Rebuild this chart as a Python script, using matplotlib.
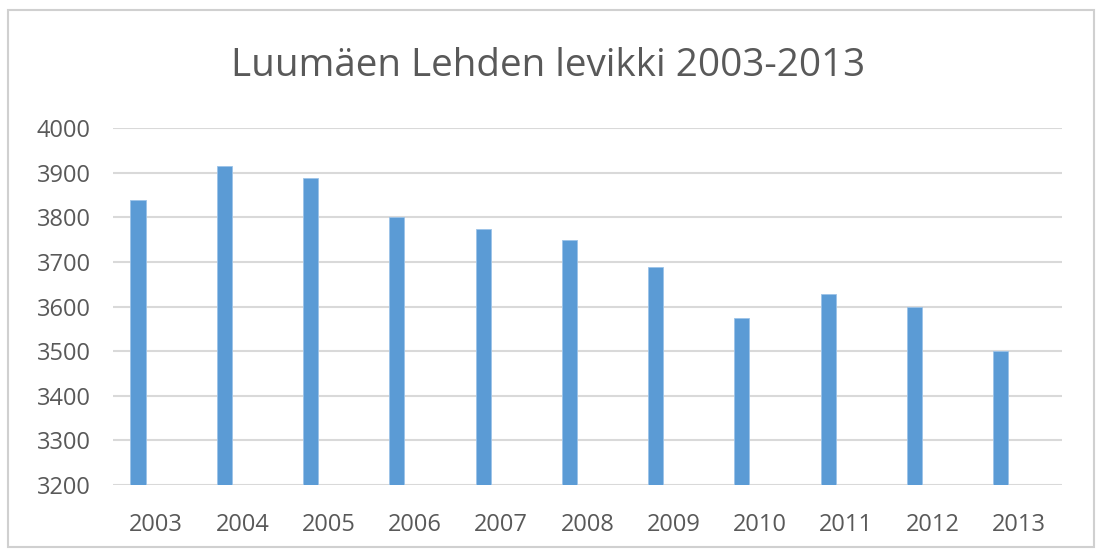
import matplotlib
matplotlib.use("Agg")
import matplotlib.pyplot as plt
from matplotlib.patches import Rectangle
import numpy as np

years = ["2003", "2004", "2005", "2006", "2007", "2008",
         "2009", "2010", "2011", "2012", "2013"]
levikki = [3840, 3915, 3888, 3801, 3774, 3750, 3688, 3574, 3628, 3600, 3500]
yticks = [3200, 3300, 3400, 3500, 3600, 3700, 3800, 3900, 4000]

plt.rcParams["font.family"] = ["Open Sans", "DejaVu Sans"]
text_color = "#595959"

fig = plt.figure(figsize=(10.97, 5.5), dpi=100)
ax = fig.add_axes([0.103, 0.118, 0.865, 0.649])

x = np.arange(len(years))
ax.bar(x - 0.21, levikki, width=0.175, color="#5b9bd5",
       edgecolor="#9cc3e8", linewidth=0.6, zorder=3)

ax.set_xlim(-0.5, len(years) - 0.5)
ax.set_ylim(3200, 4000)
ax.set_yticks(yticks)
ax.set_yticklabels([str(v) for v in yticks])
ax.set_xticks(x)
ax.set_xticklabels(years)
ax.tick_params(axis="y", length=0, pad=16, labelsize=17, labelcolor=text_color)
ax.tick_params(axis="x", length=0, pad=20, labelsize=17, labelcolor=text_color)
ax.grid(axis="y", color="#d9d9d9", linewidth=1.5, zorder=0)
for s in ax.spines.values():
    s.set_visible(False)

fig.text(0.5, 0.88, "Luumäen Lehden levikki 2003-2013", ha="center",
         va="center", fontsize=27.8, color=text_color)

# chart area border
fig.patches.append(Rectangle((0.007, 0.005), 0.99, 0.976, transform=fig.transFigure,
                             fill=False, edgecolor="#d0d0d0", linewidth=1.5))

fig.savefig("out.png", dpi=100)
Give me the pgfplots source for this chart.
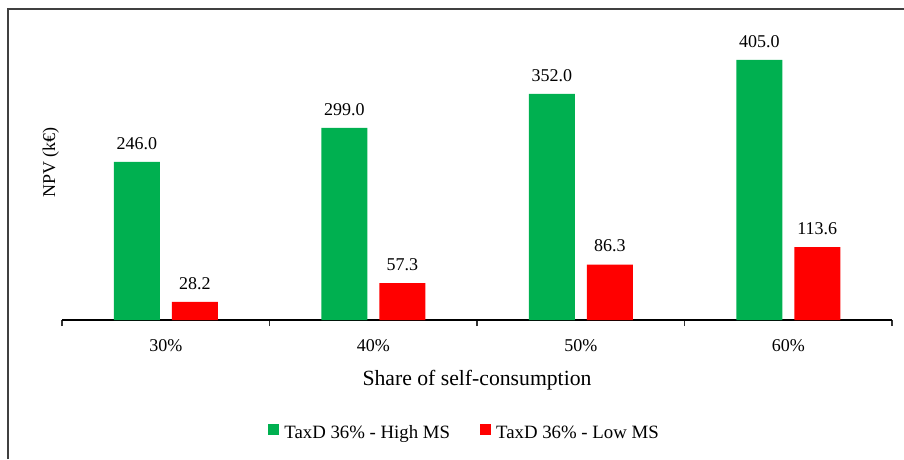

----------------

=== Problem requirements ===
Skip the pictures and quote each line of the entries above, from the first through the line with "ax = fig.add_axes([0.103, 0.118, 0.865, 0.649])", exactly as it appears.

=== Result of this task ===
Rebuild this chart as a Python script, using matplotlib.
import matplotlib
matplotlib.use("Agg")
import matplotlib.pyplot as plt
from matplotlib.patches import Rectangle
import numpy as np

years = ["2003", "2004", "2005", "2006", "2007", "2008",
         "2009", "2010", "2011", "2012", "2013"]
levikki = [3840, 3915, 3888, 3801, 3774, 3750, 3688, 3574, 3628, 3600, 3500]
yticks = [3200, 3300, 3400, 3500, 3600, 3700, 3800, 3900, 4000]

plt.rcParams["font.family"] = ["Open Sans", "DejaVu Sans"]
text_color = "#595959"

fig = plt.figure(figsize=(10.97, 5.5), dpi=100)
ax = fig.add_axes([0.103, 0.118, 0.865, 0.649])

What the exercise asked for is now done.